Mais, ces dernières années, depuis le Covid, un autre facteur est entré en jeu, le manque d’activités physiques auprès des plus jeunes, nouveau fléau de notre société. « Les pédiatres disent que les enfants, alors ça va être précisé puisque maintenant, on va faire des évaluations en sixième, ont perdu 20 à 30% de leurs capacités physiques. Donc c’est dramatique puisque c’est comme si à 11 ans, ils avaient déjà 70 ans. Donc il faut absolument réintroduire de la pratique sportive chez les enfants, pour un petit peu contrebalancer l’addiction aux écrans. Et donc nous, on pense qu’il faut intervenir dans les écoles, mais aussi dans les IME, là où sont les enfants en précarité par exemple, qui sont suivis par l’aide sociale à l’enfance, dans la protection judiciaire à la jeunesse, trouver là où sont les enfants pour essayer de les sensibiliser à la pratique sportive. Après, qu’ils viennent chez nous ou ailleurs, l’essentiel, c’est d’initier, de commencer. Donc c’est vraiment un peu faire le premier pas avec eux et après, c’est à eux de découvrir et de continuer de façon pérenne. »

Denis Reymann a suivi son collègue dans une nouvelle aventure

Des échanges pour apprendre

René Faure et Denis Reymann n’en sont pas à leur première association. De fait, les deux compères ont déjà fondé Mocapi, une association d’échanges avec la Roumanie et la Moldavie, il y a 20 ans. Forcément, dès 2018 et la fondation de l’AJSS, un aspect international est venu avec, dans la continuité des échanges de judo ayant déjà lieu depuis 2013. Les échanges ne sont pas que sportifs, mais touchent également les domaines de l’éducation, de la santé et de la culture. « Ce qui est formidable, c’est que les enfants, à travers les différences de langues et de cultures, ils vont, comment dire, échanger à travers le judo. Le judo va être un vecteur d’échange«  confie le président. Bien évidemment, faire venir des judokas étrangers n’est pas facile, mais il s’avère que le plus compliqué est de « faire partir les Français en Roumanie ou en Moldavie. » Actuellement, la guerre en Ukraine ne facilite pas la tâche, mais ce problème survenait déjà avant le début de ce conflit. Ce n’est pas pour autant que René Faure se laisse faire et il sait et souhaite vraiment « arriver à faire des séjours en Roumanie avec nos judokas français. Puisqu’on n’y est arrivé qu’en 2019, avec des enfants et des adultes handicapés d’un IME et de l’hôpital Pinel. »
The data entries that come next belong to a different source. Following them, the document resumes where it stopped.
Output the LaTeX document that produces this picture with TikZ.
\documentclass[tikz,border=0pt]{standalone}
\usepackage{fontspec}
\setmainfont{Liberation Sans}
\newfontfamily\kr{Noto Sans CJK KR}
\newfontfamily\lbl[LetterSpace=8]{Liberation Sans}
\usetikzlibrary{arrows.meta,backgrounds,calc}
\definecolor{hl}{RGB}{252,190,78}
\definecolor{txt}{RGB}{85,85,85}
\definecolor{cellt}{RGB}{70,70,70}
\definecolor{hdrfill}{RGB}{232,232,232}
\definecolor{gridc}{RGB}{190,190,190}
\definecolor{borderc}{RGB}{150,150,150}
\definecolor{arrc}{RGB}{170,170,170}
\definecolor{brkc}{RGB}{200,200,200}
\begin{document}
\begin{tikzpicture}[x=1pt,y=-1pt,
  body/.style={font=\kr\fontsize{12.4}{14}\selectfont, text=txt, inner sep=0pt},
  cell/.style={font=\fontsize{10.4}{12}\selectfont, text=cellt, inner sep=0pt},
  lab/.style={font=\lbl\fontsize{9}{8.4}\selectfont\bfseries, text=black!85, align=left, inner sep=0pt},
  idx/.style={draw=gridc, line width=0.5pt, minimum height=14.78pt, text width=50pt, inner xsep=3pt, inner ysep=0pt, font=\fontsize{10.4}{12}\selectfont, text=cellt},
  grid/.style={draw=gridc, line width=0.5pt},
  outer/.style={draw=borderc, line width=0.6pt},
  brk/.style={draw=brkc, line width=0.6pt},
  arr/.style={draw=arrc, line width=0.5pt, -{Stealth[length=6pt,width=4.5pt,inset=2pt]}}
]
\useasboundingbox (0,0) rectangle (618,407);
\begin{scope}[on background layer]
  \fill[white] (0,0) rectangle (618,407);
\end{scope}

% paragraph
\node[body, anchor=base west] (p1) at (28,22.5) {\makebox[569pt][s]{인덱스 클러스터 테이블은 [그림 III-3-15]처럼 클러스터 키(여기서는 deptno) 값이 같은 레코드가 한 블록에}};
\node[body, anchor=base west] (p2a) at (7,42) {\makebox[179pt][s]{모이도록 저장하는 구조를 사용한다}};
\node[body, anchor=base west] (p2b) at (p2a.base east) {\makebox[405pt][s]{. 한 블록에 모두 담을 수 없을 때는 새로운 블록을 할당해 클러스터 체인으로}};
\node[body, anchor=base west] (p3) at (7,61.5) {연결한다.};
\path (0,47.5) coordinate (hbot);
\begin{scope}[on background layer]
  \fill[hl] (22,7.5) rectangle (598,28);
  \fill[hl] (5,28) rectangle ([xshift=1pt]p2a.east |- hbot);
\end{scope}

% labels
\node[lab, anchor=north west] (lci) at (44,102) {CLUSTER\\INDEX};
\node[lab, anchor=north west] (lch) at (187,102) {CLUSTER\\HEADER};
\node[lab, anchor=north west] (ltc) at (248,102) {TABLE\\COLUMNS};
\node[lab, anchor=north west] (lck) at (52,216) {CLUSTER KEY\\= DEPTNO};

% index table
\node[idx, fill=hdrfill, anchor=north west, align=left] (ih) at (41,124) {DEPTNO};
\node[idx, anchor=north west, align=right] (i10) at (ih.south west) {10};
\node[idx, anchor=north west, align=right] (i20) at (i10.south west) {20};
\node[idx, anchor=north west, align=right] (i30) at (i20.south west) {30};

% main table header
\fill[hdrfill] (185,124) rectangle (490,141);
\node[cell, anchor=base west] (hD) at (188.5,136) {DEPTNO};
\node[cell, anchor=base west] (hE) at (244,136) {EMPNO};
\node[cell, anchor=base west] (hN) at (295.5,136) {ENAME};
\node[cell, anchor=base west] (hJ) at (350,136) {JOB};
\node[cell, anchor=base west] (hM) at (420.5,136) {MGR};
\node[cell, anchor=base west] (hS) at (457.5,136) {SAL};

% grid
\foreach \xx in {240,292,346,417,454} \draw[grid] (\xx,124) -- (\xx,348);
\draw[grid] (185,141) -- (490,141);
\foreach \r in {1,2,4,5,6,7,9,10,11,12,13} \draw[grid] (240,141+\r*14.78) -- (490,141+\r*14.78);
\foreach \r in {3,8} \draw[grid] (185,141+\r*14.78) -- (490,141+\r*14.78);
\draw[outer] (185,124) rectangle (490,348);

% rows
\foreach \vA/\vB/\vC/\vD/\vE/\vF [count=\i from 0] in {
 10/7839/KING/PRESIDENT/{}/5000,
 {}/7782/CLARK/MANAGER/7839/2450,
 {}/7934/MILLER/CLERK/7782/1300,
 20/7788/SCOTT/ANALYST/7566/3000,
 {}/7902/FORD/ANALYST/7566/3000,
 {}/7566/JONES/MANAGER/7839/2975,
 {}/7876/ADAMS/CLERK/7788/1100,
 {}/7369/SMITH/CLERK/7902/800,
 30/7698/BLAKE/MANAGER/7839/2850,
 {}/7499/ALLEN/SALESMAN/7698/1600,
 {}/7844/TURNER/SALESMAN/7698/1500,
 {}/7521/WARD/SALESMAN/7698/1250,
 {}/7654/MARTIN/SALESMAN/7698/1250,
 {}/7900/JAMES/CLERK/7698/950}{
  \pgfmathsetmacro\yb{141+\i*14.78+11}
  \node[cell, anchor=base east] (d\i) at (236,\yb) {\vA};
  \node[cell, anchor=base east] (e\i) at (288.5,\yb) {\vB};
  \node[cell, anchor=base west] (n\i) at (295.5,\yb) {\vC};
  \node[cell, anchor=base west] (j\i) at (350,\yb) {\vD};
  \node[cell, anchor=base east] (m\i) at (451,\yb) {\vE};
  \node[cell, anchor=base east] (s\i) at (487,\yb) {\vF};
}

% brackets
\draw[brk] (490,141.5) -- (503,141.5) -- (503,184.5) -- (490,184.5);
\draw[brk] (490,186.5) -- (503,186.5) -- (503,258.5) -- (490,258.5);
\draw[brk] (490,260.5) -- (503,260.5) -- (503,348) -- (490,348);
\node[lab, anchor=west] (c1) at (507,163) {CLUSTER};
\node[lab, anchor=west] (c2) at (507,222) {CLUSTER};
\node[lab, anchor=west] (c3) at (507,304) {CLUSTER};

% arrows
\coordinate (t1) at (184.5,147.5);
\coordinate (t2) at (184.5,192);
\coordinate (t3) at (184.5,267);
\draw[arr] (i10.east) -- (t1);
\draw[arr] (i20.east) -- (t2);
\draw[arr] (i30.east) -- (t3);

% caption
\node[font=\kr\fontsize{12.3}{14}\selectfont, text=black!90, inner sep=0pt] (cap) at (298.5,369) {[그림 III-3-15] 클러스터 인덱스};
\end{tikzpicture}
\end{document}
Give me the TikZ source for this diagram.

L’AJSS est un club basé sur l’accueil de personnes en situation de handicaps ou atteintes de maladies chroniques. Pourtant, ils diversifient leurs offres pour accueillir et motiver les licenciés à pratiquer ce sport. Encore dans l’ombre des clubs de compétition, la structure commence à se faire sa place, ayant atteint la barre des 140 membres cette année.